A couple days ago David Leonhardt had a story about how Democrats overestimated the strength of the abortion issue in a way that ultimately hurt them at the polls.
When the Supreme Court overturned Roe, it was considered almost a given that the issue was going to help them clobber the GOP in future elections. And in 2022 they convinced themselves that was true but in retrospect, the evidence wasn't really that strong.
Democrats did surprisingly well in the 2022 midterms, just months after Roe’s demise. But there were also reasons to be skeptical.
It was hard to find a single election where abortion seemed decisive. Although it might have helped flip a few House elections, the Democrats who won hadn’t emphasized the issue more than those who had lost. And not a single incumbent Republican governor or senator lost in 2022, despite attempts by Democratic candidates to focus on the issue.
“It is the only thing we’re really talking about,” Nan Whaley, the Democratic nominee for governor in Ohio, said in her 2022 campaign. “We think it is the issue.” Three weeks later, Whaley lost to Gov. Mike DeWine, a Republican who had signed abortion restrictions into law, by 25 percentage points.
Despite these warnings signs, Democrats headed into 2024 convinced that abortion was going to bring a feminist blue wave to the polls. They made it their top issue.
Abortion was “by far the most prevalent topic in 2024 Democratic messaging,” Politico reported, “beating out health care, the economy and immigration.” The Harris campaign’s final round of advertisements mentioned abortion more than any other subject, according to the Wesleyan Media Project.
The strategy failed. Instead, many voters who support abortion access voted for Donald Trump and other Republicans, including in states with abortion initiatives on the ballot
Not only did abortion not deliver a win for team blue, it may have distracted them from addressing other, more important issues which mattered more.
And that brings me to another article published today about how Democrats lost on immigration. While Democrats were busy talking and spending money on abortion, they were doing far less to address widespread concerns on immigration.

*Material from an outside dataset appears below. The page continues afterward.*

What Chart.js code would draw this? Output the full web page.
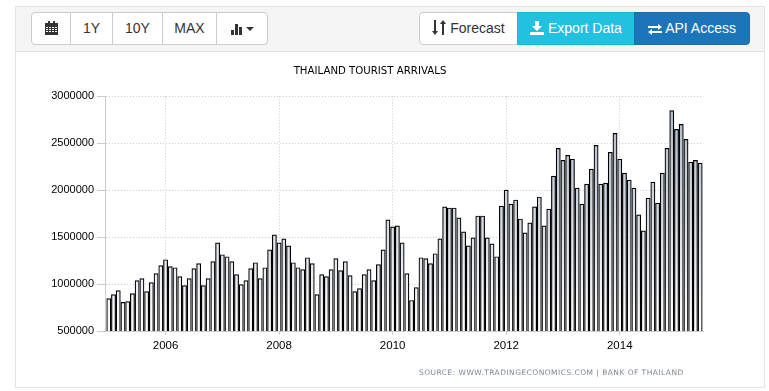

Immigration was not the top issue on most voters’ minds in the presidential election this year, according to exit polls and pre-election surveys, but it often came in as a close second. Border concerns, driven as much by real challenges as manufactured ones — and wrapped up with voters’ other worries about the economy, housing prices and crime — built up an appetite for Mr. Trump’s staunch isolationist approach. They helped make blue areas less blue and fueled rightward shifts across the country, pollsters and strategists said.
An exit poll conducted by Fox News and The Associated Press showed that about 20 percent of voters said immigration was the single most important issue for their ballot decision, more than the percentage of voters who named abortion as their top issue...
Immigration Hub, a national group that backs progressive immigration policies, reported data from AdImpact, an ad tracking firm, this month that found that Democratic candidates, political action committees and other groups spent only $107 million on campaign ads about immigration from January to October this election cycle. Republicans and other groups spent $573 million on negative messaging about immigrants.
Of course it wasn't just the political PR battle where the Dems fell short. The real problem was that the Biden Harris administration created the problem themselves and then let it fester for three years. Remember back to all the talk about it being a "challenge" not a "crisis." It wasn't until December of 2023, when the border patrol reported the highest number of encounters in a single month in US history, that Biden finally got serious about what was obviously a crisis. The fact that his administration was able to bring the numbers down prior to the election only shows that he could have done it all along.
Voters were left with the impression that this was a clear case of mismanagement and understandably didn't find Harris' last minute tough talk on the issue very convincing. One swing voter in North Carolina put it this way, "if I have to choose between the two extremes, I would choose Trump’s extreme."
Democrats might have survived overemphasizing the abortion issue if they hadn't also deemphasized immigration. The combination of both mistakes combined with the fact that Trump was more trusted on the top issue (the economy) meant they were headed for a drubbing.